What the West needs is an honest discussion

New Westerners and Old Westerners claim to disagree but often don’t even know how to frame the argument

Jim Stiles publishes the Canyon Country Zephyr in Moab, Utah.

Life was much simpler when I viewed the battle to “save” the West through a black-and-white lens. As a young environmentalist, it was easier to condemn my adversaries’ beliefs without scrutinizing my own. And it was easier to attack my adversaries when I didn’t know them. I have agonized over this for years now.

At the heart of this land war—and that’s what we should call it—is a conflict of cultures.

On one side stand the “New Westerners,” mostly urbanites who consider themselves environmentalists, but whose connection to the land comes through recreation. On the other side are the “Old Westerners,” most of whom live and work in small rural communities and make their living from the land.

In the last three decades, each side of the conflict has so caricatured its opponents that they have, in the process, turned themselves into cartoon characters as well. Here are some generalizations:

Most New Westerners long for the simple life in a small town, but they hold Old Westerners in low esteem and abhor their politics. And when they move to a small town, they build oversized homes, complain about the lack of amenities and try to change everything.

Most Old Westerners live the simple lifestyle that New Westerners claim to admire. Their homes are smaller and their cars are older, and they lack a lot of the luxuries without which a New Westerner could never endure. But if they had more money, they would probably live just as extravagantly.

Old Westerners like cows. Millions of cattle still graze on public lands, and some ranchers who hold federal grazing allotments are terrible stewards of that land. They allow overgrazing, destroy rare streamside habitat, and turn public lands into wastelands.

New Westerners hate cows. They think most ranchers are bad stewards. They want to eliminate public lands grazing. But when they buy a condo in a New West town, they love the view of cows on the alfalfa field from their picture window and complain bitterly when yet another development wipes out the pastoral scene.

Old Westerners like their jeeps and their off-road vehicles, and a minority of thoughtless idiots cause a disproportionate share of the resource damage. Many of their peers know this and don’t like it but say nothing because the one thing they’d rather not do is be seen agreeing with an environmentalist.

New Westerners drive hundreds or thousands of miles in gas-guzzling vehicles, so they can pedal their bicycles 40 miles and say they’re non-motorized recreationists. Bicyclists gather for rallies and races just like their motorized cousins and cause extraordinary damage when the numbers are high enough.

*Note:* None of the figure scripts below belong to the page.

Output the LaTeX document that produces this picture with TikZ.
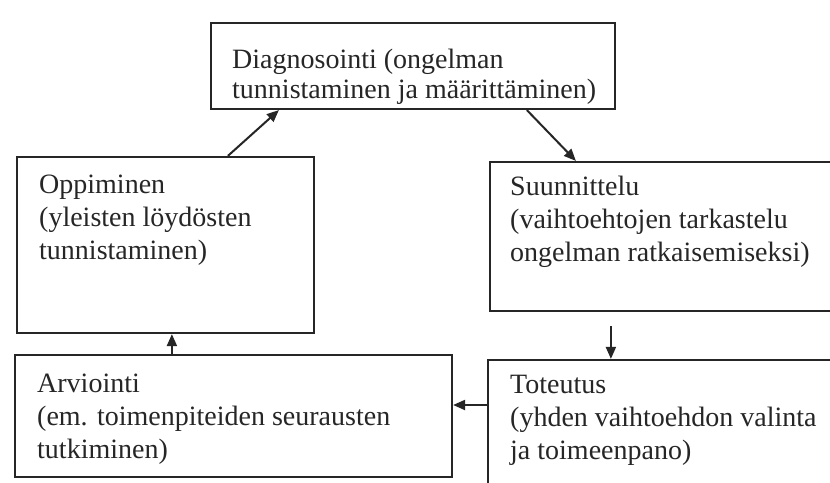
\documentclass[tikz,border=0pt]{standalone}
\usepackage{fontspec}
\setmainfont{Liberation Serif}
\usetikzlibrary{arrows.meta}
\begin{document}
\begin{tikzpicture}[x=1pt,y=-1pt,
  box/.style={draw=black!85, line width=2.2pt, inner sep=0pt},
  txt/.style={inner sep=0pt, align=left, anchor=base west, text=black!85},
  fa/.style={font=\fontsize{28}{30}\selectfont},
  fb/.style={font=\fontsize{28}{33}\selectfont},
  arr/.style={draw=black!85, line width=2pt, -{Triangle[length=12pt,width=10pt]}}
]
\clip (0,0) rectangle (830,482);
\fill[white] (0,0) rectangle (830,482);
% boxes
\node[box, minimum width=404pt, minimum height=86pt] (diag) at (413,66) {};
\node[box, minimum width=297pt, minimum height=176pt] (opp) at (165.5,245) {};
\node[box, minimum width=360pt, minimum height=149pt] (suun) at (670,236.5) {};
\node[box, minimum width=437pt, minimum height=122pt] (arv) at (233.5,416) {};
\node[box, minimum width=362pt, minimum height=140pt] (tot) at (669,430) {};
% texts (base = last line)
\node[txt, fa] (diagt) at (232,98) {Diagnosointi (ongelman\\tunnistaminen ja määrittäminen)};
\node[txt, fb] (oppt) at (39,259) {Oppiminen\\(yleisten löydösten\\tunnistaminen)};
\node[txt, fb] (suunt) at (510,261) {Suunnittelu\\(vaihtoehtojen tarkastelu\\ongelman ratkaisemiseksi)};
\node[txt, fb] (arvt) at (37,458) {Arviointi\\(em. toimenpiteiden seurausten\\tutkiminen)};
\node[txt, fb] (tott) at (510,459) {Toteutus\\(yhden vaihtoehdon valinta\\ja toimeenpano)};
% connectors
\draw[arr] ([xshift=212pt]opp.north west) -- ([xshift=69pt]diag.south west);
\draw[arr] ([xshift=317pt]diag.south west) -- ([xshift=87pt]suun.north west);
\coordinate (s3) at ([xshift=122pt,yshift=-14pt]suun.south west);
\draw[arr] (s3) -- (s3 |- tot.north);
\draw[arr] ([yshift=25pt]tot.west) -- ([yshift=25pt]tot.west -| arv.east);
\draw[arr] ([xshift=158pt]arv.north west) -- ([xshift=158pt]arv.north west |- opp.south);
\end{tikzpicture}
\end{document}
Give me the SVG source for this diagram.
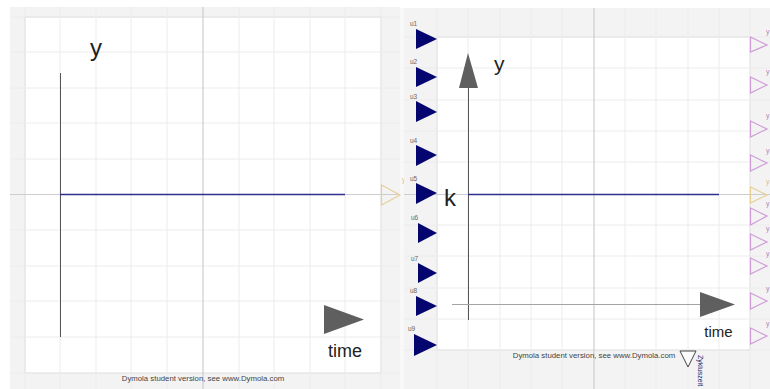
<svg xmlns="http://www.w3.org/2000/svg" width="770" height="389" viewBox="0 0 770 389">
<style>
.bg{fill:#f3f3f3}
.paper{fill:#fff;stroke:#dadada;stroke-width:1}
.g{stroke:#ececec;stroke-width:1;fill:none}
.c{stroke:#cdcdcd;stroke-width:1.2;fill:none}
.ax{stroke:#555;stroke-width:1;fill:none}
.tl{stroke:#a4a4a4;stroke-width:1;fill:none}
.data{stroke:#2f2f8f;stroke-width:1.4;fill:none}
.arrow{fill:#5f5f5f}
.in{fill:#05056f}
.out{fill:none;stroke:#cf9bd8;stroke-width:1.2}
.or{fill:none;stroke:#e8cf98;stroke-width:1.2}
text{font-family:"Liberation Sans",Arial,sans-serif}
.big{fill:#222;font-size:24px}
.t{fill:#222;text-anchor:middle}
.s{fill:#666;font-size:6.5px}
.ol{fill:#b77cc6;font-size:7px}
.f{fill:#444;font-size:7.8px;text-anchor:middle}
</style>
<rect width="770" height="389" fill="#fff"/>
<rect x="400" y="8" width="4" height="381" fill="#f8f8f8"/>
<g id="left-panel">
<rect class="bg" x="10" y="7" width="390" height="382"/>
<rect class="paper" x="25" y="17" width="356" height="356"/>
<path class="g" d="M25 7V389M60 7V389M96 7V389M131 7V389M167 7V389M239 7V389M274 7V389M310 7V389M345 7V389M381 7V389M10 17H400M10 52H400M10 88H400M10 123H400M10 159H400M10 230H400M10 266H400M10 301H400M10 337H400M10 373H400"/>
<path class="c" d="M203 7V389M10 194.500H400"/>
<path class="ax" d="M60.500 73V337"/>
<path class="data" d="M60 194.500H345"/>
<polygon class="arrow" points="324,305 364,319.500 324,334"/>
<text class="big" x="90" y="56">y</text>
<text class="t" x="345" y="357" font-size="18">time</text>
<text class="f" x="203" y="381">Dymola student version, see www.Dymola.com</text>
<polygon id="left-out" class="or" points="381.500,185 400,195 381.500,205"/>
<text x="402" y="182" fill="#d9bd80" font-size="7">y</text>
</g>
<g id="right-panel">
<rect class="bg" x="404" y="8" width="366" height="381"/>
<rect class="paper" x="437" y="37" width="313" height="313"/>
<path class="g" d="M437 8V389M468 8V389M500 8V389M531 8V389M562 8V389M625 8V389M656 8V389M688 8V389M719 8V389M750 8V389M404 37H770M404 68H770M404 100H770M404 131H770M404 162H770M404 225H770M404 256H770M404 288H770M404 319H770M404 350H770"/>
<path class="c" d="M594 8V389M404 194.500H770"/>
<path class="ax" d="M468.500 88V320"/>
<path class="tl" d="M452 304.500H700"/>
<path class="data" d="M468 194.500H719"/>
<polygon class="arrow" points="468,53 478,88 459,88"/>
<polygon class="arrow" points="700,292 735,304.500 700,317"/>
<text class="big" x="494" y="71" style="font-size:21px">y</text>
<text class="big" x="444" y="206">k</text>
<text class="t" x="718.500" y="337" font-size="15">time</text>
<text class="f" x="594" y="358">Dymola student version, see www.Dymola.com</text>
</g>
<g id="inputs">
<polygon class="in" points="416,29 437,39 416,49"/><text class="s" x="410" y="26">u1</text>
<polygon class="in" points="416,67 437,77 416,87"/><text class="s" x="410" y="64">u2</text>
<polygon class="in" points="416,101 437,112 416,122"/><text class="s" x="410" y="99">u3</text>
<polygon class="in" points="416,145 437,155 416,166"/><text class="s" x="410" y="143">u4</text>
<polygon class="in" points="416,183 437,193 416,204"/><text class="s" x="410" y="181">u5</text>
<polygon class="in" points="418,223 437,233 418,243"/><text class="s" x="411" y="220">u6</text>
<polygon class="in" points="418,263 437,273 418,283"/><text class="s" x="411" y="261">u7</text>
<polygon class="in" points="416,296 437,306 416,316"/><text class="s" x="410" y="293">u8</text>
<polygon class="in" points="414,334 437,345 414,356"/><text class="s" x="408" y="331">u9</text>
</g>
<g id="outputs">
<polygon class="out" points="750.500,37 767,45 750.500,52"/><text class="ol" x="766" y="34">y</text>
<polygon class="out" points="750.500,77 767,85 750.500,93"/><text class="ol" x="766" y="74">y</text>
<polygon class="out" points="750.500,121 767,129 750.500,137"/><text class="ol" x="766" y="118">y</text>
<polygon class="out" points="750.500,155 767,163 750.500,171"/><text class="ol" x="766" y="153">y</text>
<polygon class="or" points="750.500,187 767,195 750.500,203"/><text x="766" y="184" fill="#d9bd80" font-size="7">y</text>
<polygon class="out" points="750.500,208 767,216 750.500,225"/><text class="ol" x="766" y="206">y</text>
<polygon class="out" points="750.500,234 767,242 750.500,250"/><text class="ol" x="766" y="231">y</text>
<polygon class="out" points="750.500,258 767,266 750.500,274"/><text class="ol" x="766" y="256">y</text>
<polygon class="out" points="750.500,293 767,301 750.500,309"/><text class="ol" x="766" y="291">y</text>
<polygon class="out" points="750.500,328 767,336 750.500,344"/><text class="ol" x="766" y="326">y</text>
</g>
<g id="cycle">
<polygon points="680,351 696,351 688,367" fill="#fbfbfb" stroke="#444" stroke-width="1"/>
<text x="698" y="355" fill="#1b1b6b" font-size="7" transform="rotate(90 698 355)">Zykluszeit</text>
</g>
</svg>
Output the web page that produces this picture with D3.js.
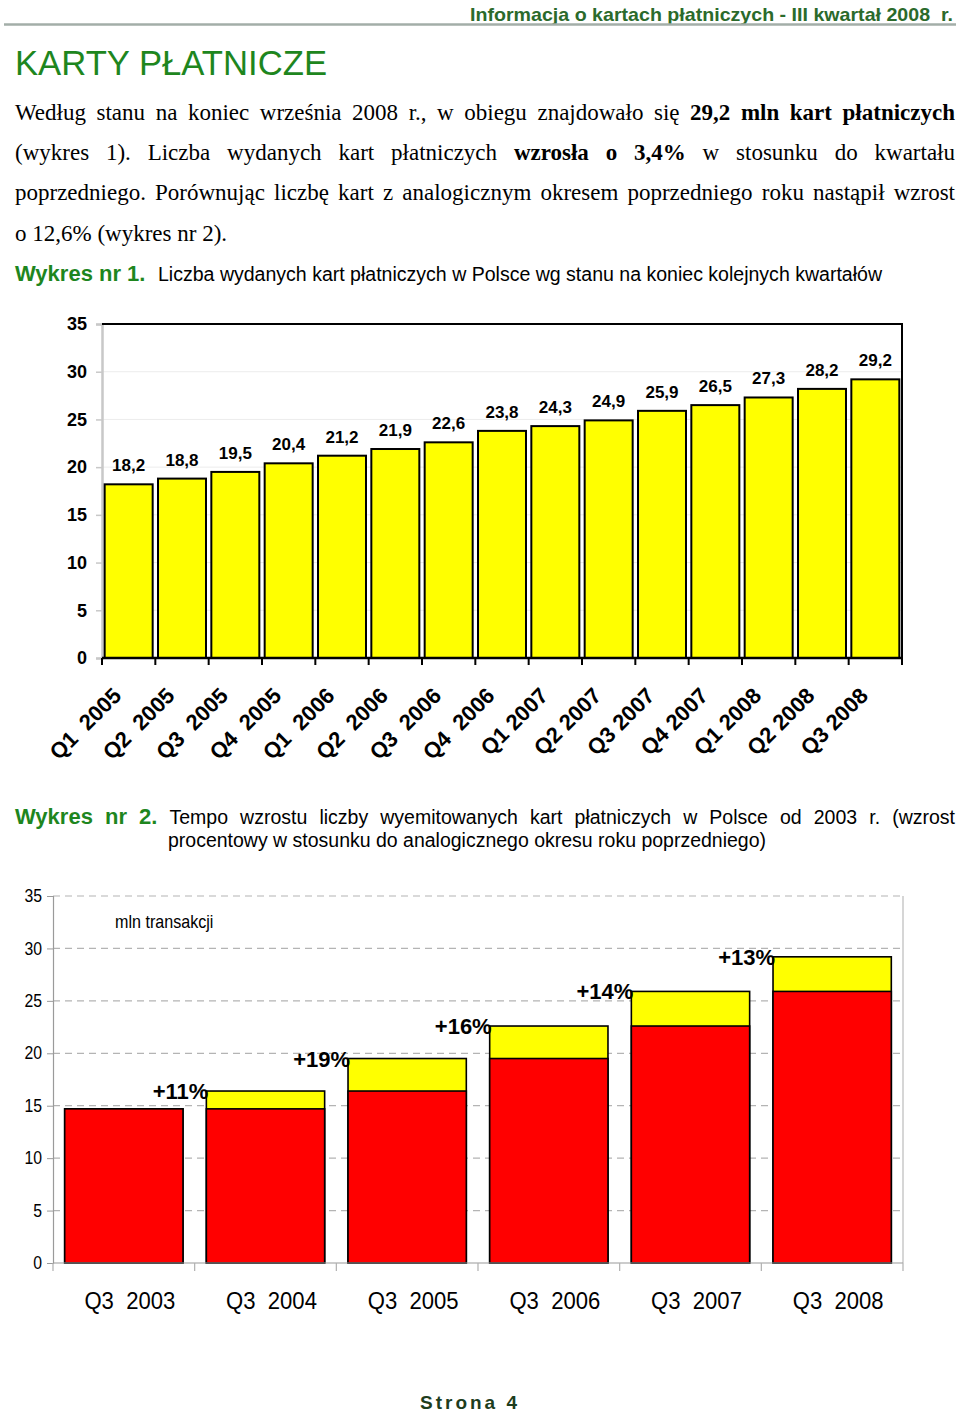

Some Old Westerners like to hunt, mostly deer and elk. Each year a few thousand hunters get a permit to kill a cougar. They chase the big cat with their dogs, run it up a tree and shoot it.

Most New Westerners don’t hunt and would never kill a cougar. But when thousands of cougar-loving recreationists invade once empty public lands, it is a hunt of sorts already—a hunt to eliminate the habitat that reclusive animals like cougars need.

Most Old Westerners oppose wilderness, since they believe it will limit their access. On the other hand, Old Westerners understand one key component of wilderness far better than their adversaries. They understand solitude. They like the emptiness.

New Westerners are terrified of solitude. Leave most of them alone in Utah’s canyons without a cell phone and a group of companions, and they’d be lost. As a result, the search and rescue budgets of many rural Western communities have increased astronomically in recent years. Most members of search and rescue teams are Old Westerners.

Old Westerners agree with the Bush administration that increased production of oil and gas on public lands is necessary to reduce our dependence on foreign oil. Many of those same people mock efforts to reduce U.S. dependence through conservation efforts, which is really stupid.

New Westerners oppose increased oil and gas exploration and advocate conservation. Yet most of them are bigger consumers of natural resources than the people who defend drilling on the public domain.

Most Old Westerners hate the writer Ed Abbey, who once said, “If America could be, once again, a nation of self-reliant farmers, craftsmen, hunters, ranchers and artists, then the rich would have little power to dominate others.”

Most New Westerners love Ed Abbey, even though they despise half the people Ed honored in the preceding quote. They may have read all his books, but they understand far less than they realize.

As long as Westerners, new and old, refuse to acknowledge the fruitlessness of their inflexible positions, the West will suffer for our stubbornness. This is not about compromise; it’s about dialogue and discussion. An honest discussion.